The shape of an event is up to you. A few examples:
- A Function event:
{ "texts": ["Summarize this article..."] } - An MCP event:
{ "jsonrpc": "2.0", "method": "tools/list", "params": {} } - A Storm event:
{ "texts": ["classify this dataset"] }paired with a topic file reference
You create and save events in the Preview tab inside the Tool Editor. Each saved event has a name and a JSON body. Saving an event makes it reusable - you can run it again with one click, import it in the upcoming versions of the same tool, and use it as the basis for a test case.
Test case
A test case is a saved event paired with the expected output. It’s how you verify your tool behaves the way you expect before publishing.
When you create the Event (the input JSON), and pair it with its name and the expected output, it is called a Test case.
This matters because events or test cases are part of publish readiness. The Automatic Validation Pipeline checks that you have at least one runnable test case before letting you publish. A tool with no test case can’t go live.
Where they live in the Tool Editor
Events or Test Cases live inside the Preview tab of the Tool Create/Edit flow:
- The Events list lets you add, name, edit, and save event payloads.
- A Run button next to each one executes it against your current code.
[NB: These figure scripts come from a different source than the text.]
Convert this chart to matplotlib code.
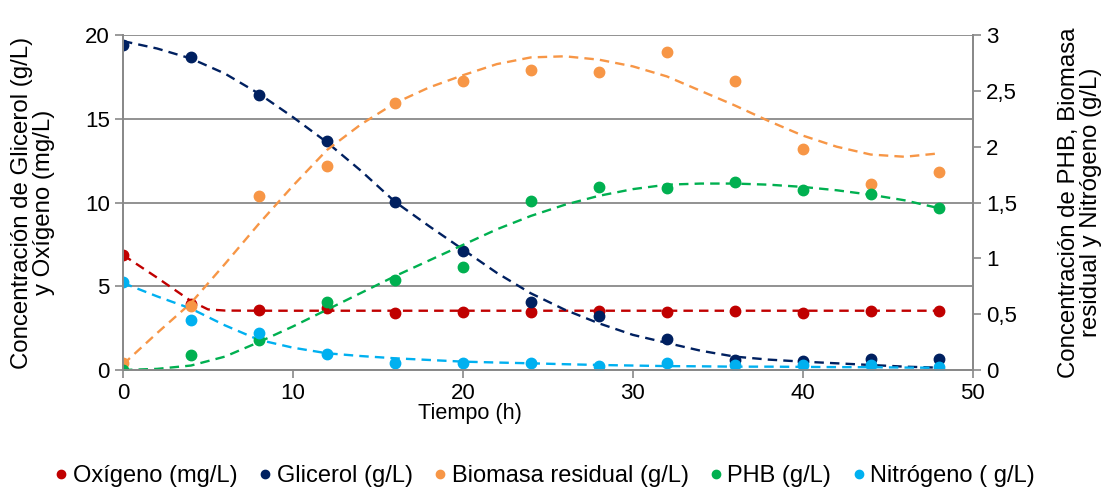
import matplotlib
matplotlib.use("Agg")
import matplotlib.pyplot as plt
from matplotlib.lines import Line2D

plt.rcParams['font.family'] = ['Liberation Sans', 'DejaVu Sans']
plt.rcParams['font.size'] = 16

# measured points (h)
tiempo = [0, 4, 8, 12, 16, 20, 24, 28, 32, 36, 40, 44, 48]
oxigeno = [6.87, 3.92, 3.58, 3.70, 3.38, 3.48, 3.48, 3.54, 3.48, 3.52, 3.42, 3.50, 3.50]
glicerol = [19.4, 18.67, 16.42, 13.69, 10.01, 7.10, 4.04, 3.22, 1.83, 0.60, 0.54, 0.66, 0.64]
biomasa = [0.06, 0.57, 1.56, 1.83, 2.39, 2.59, 2.69, 2.67, 2.85, 2.59, 1.98, 1.67, 1.77]
phb = [0.0, 0.13, 0.27, 0.61, 0.81, 0.92, 1.51, 1.64, 1.63, 1.68, 1.61, 1.58, 1.45]
nitrogeno = [0.785, 0.45, 0.334, 0.146, 0.06, 0.06, 0.06, 0.04, 0.06, 0.045, 0.045, 0.045, 0.024]

# trend curves
t_trend = [0, 2, 4, 6, 8, 10, 12, 14, 16, 18, 20, 22, 24, 26, 28, 30, 32, 34, 36, 38, 40, 42, 44, 46, 48]
glicerol_trend = [19.64, 19.2, 18.6, 17.7, 16.5, 15.1, 13.6, 11.9, 10.05, 8.6, 7.2, 5.8, 4.58,
                  3.6, 2.79, 2.1, 1.62, 1.15, 0.8, 0.62, 0.5, 0.4, 0.3, 0.2, 0.14]
biomasa_trend = [0.05, 0.33, 0.6, 0.95, 1.31, 1.65, 1.97, 2.2, 2.39, 2.53, 2.64, 2.74, 2.80,
                 2.81, 2.78, 2.72, 2.63, 2.5, 2.37, 2.23, 2.10, 2.0, 1.93, 1.91, 1.94]
phb_trend = [0.0, 0.01, 0.04, 0.12, 0.25, 0.39, 0.54, 0.69, 0.84, 0.98, 1.12, 1.26, 1.38,
             1.48, 1.56, 1.62, 1.66, 1.67, 1.67, 1.66, 1.64, 1.61, 1.57, 1.52, 1.45]
nitrogeno_trend = [0.78, 0.66, 0.55, 0.40, 0.27, 0.20, 0.15, 0.125, 0.105, 0.09, 0.075, 0.067, 0.06,
                   0.052, 0.045, 0.04, 0.035, 0.033, 0.03, 0.03, 0.028, 0.026, 0.025, 0.022, 0.02]
t_oxi_trend = [0, 2, 4, 5, 6, 8, 48]
oxigeno_trend = [6.87, 5.52, 4.12, 3.62, 3.55, 3.54, 3.54]

labels = ['Oxígeno (mg/L)', 'Glicerol (g/L)', 'Biomasa residual (g/L)', 'PHB (g/L)', 'Nitrógeno ( g/L)']
colors = ['#C00000', '#002060', '#F79646', '#00B050', '#00B0F0']

fig = plt.figure(figsize=(11.18, 4.94), dpi=100)
ax = fig.add_axes([0.110, 0.251, 0.760, 0.678])
ax2 = ax.twinx()

dash = (0, (4, 2.6))
lw = 1.7
ms = 7.5

ax.plot(t_oxi_trend, oxigeno_trend, color=colors[0], lw=lw, ls=dash)
ax.plot(t_trend, glicerol_trend, color=colors[1], lw=lw, ls=dash)
ax.plot(tiempo, oxigeno, 'o', color=colors[0], ms=ms)
ax.plot(tiempo, glicerol, 'o', color=colors[1], ms=ms)

ax2.plot(t_trend, biomasa_trend, color=colors[2], lw=lw, ls=dash)
ax2.plot(t_trend, phb_trend, color=colors[3], lw=lw, ls=dash)
ax2.plot(t_trend, nitrogeno_trend, color=colors[4], lw=lw, ls=dash)
ax2.plot(tiempo, biomasa, 'o', color=colors[2], ms=ms)
ax2.plot(tiempo, phb, 'o', color=colors[3], ms=ms)
ax2.plot(tiempo, nitrogeno, 'o', color=colors[4], ms=ms)

ax.set_xlim(0, 50)
ax.set_ylim(0, 20)
ax2.set_ylim(0, 3)
ax.set_xticks([0, 10, 20, 30, 40, 50])
ax.set_yticks([0, 5, 10, 15, 20])
ax2.set_yticks([0, 0.5, 1, 1.5, 2, 2.5, 3])
ax2.set_yticklabels(['0', '0,5', '1', '1,5', '2', '2,5', '3'])

grey = '#898989'
ax.grid(axis='y', color=grey, lw=1.3)
ax.set_axisbelow(True)
for a in (ax, ax2):
    for side in a.spines:
        a.spines[side].set_color(grey)
        a.spines[side].set_linewidth(1.3)
    a.spines['top'].set_visible(False)
    a.tick_params(colors=grey, labelcolor='black', length=6, width=1.2, labelsize=16)
ax.tick_params(axis='x', pad=3)

ax.set_xlabel('Tiempo (h)', fontsize=15.6)
ax.xaxis.set_label_coords(0.408, -0.10)
ax.set_ylabel('Concentración de Glicerol (g/L)\ny Oxígeno (mg/L)', fontsize=17.3, linespacing=1.0)
ax.yaxis.set_label_coords(-0.08, 0.5)
ax2.set_ylabel('Concentración de PHB, Biomasa\nresidual y Nitrógeno (g/L)', fontsize=17.3,
               rotation=90, linespacing=1.0)
ax2.yaxis.set_label_coords(1.100, 0.5)

handles = [Line2D([], [], ls='none', marker='o', color=c, ms=6) for c in colors]
fig.legend(handles, labels, loc='center', ncol=5, bbox_to_anchor=(0.485, 0.036),
           frameon=False, fontsize=17, handletextpad=0.0, columnspacing=0.65,
           handlelength=1.0)

fig.savefig('out.png', dpi=100)
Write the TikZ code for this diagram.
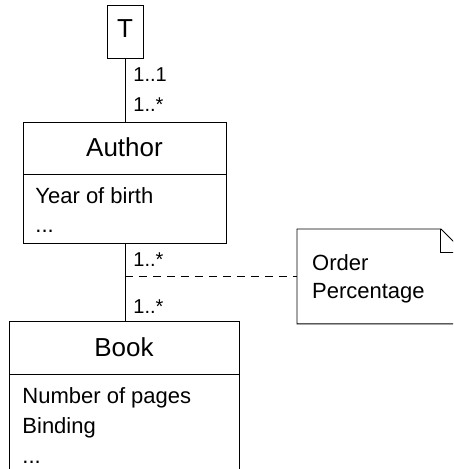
\documentclass[tikz,border=0pt]{standalone}
\usepackage{fontspec}
\setmainfont{Liberation Sans}
\begin{document}
\begin{tikzpicture}[x=1pt,y=-1pt, line width=0.9pt,
  box/.style={draw, rectangle, inner sep=0pt, anchor=north west},
  title/.style={font=\fontsize{26}{30}\selectfont, anchor=base, inner sep=0pt},
  attr/.style={font=\fontsize{22}{26}\selectfont, anchor=base west, inner sep=0pt},
  mult/.style={font=\fontsize{20}{24}\selectfont, anchor=base west, inner sep=0pt},
  noteline/.style={dash pattern=on 8pt off 6pt}]
\useasboundingbox (0,0) rectangle (453,469);
\clip (0,0) rectangle (453,469);
% T
\node[box, minimum width=36pt, minimum height=53pt] (T) at (107,5) {};
\node[title] (Tt) at (125,37.7) {T};
% Author
\node[box, minimum width=203pt, minimum height=120.5pt] (author) at (23,122) {};
\draw (author.west |- {0,174}) -- (author.east |- {0,174});
\node[title] (authort) at (124.5,156) {Author};
\node[attr] (a1) at (35,203.3) {Year of birth};
\node[attr] (a2) at (35,232) {...};
% Book
\node[box, minimum width=230pt, minimum height=160pt] (book) at (9,321) {};
\draw (book.west |- {0,374}) -- (book.east |- {0,374});
\node[title] (bookt) at (124,356) {Book};
\node[attr] (b1) at (22,403.3) {Number of pages};
\node[attr] (b2) at (22,433.3) {Binding};
\node[attr] (b3) at (22,463) {...};
% Note
\node[minimum width=166pt, minimum height=94pt, inner sep=0pt, anchor=north west] (note) at (297,229) {};
\draw (note.north west) -- ([xshift=-23pt]note.north east) -- ([yshift=-23pt]note.north east) -- (note.south east) -- (note.south west) -- cycle;
\draw ([xshift=-23pt]note.north east) -- ([xshift=-23pt,yshift=-23pt]note.north east) -- ([yshift=-23pt]note.north east);
\node[attr] (n1) at (311.7,270) {Order};
\node[attr] (n2) at (311.7,298.3) {Percentage};
% connectors
\draw (T.south) -- (T.south |- author.north);
\draw (author.south) -- (author.south |- book.north);
\coordinate (assoc) at (author.south |- note.west);
\draw[noteline] (assoc) -- (note.west);
% multiplicities
\node[mult] (m1) at (133,81) {1..1};
\node[mult] (m2) at (133,111.7) {1..*};
\node[mult] (m3) at (133,266.7) {1..*};
\node[mult] (m4) at (133,313.3) {1..*};
\end{tikzpicture}
\end{document}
When you publish, the test cases you’ve defined become the runnable examples on your tool’s Marketplace detail page. Users browsing your tool can hit “Run” and see it work with real input.
Why this matters
Rival’s Marketplace is built around executable examples - users on a tool’s detail page can run the tool right there, with real inputs. The events and test cases you save during development are exactly what shows up there.
The practical loop while building:
- Sketch the input shape your tool expects.
- Save an event with realistic data.
- Run it from the Preview tab, confirm the output looks right.
- Save the event.
- Repeat for any edge cases that matter.
- Publish.
By the time you ship, your test cases double as the working demos that sell your tool to users.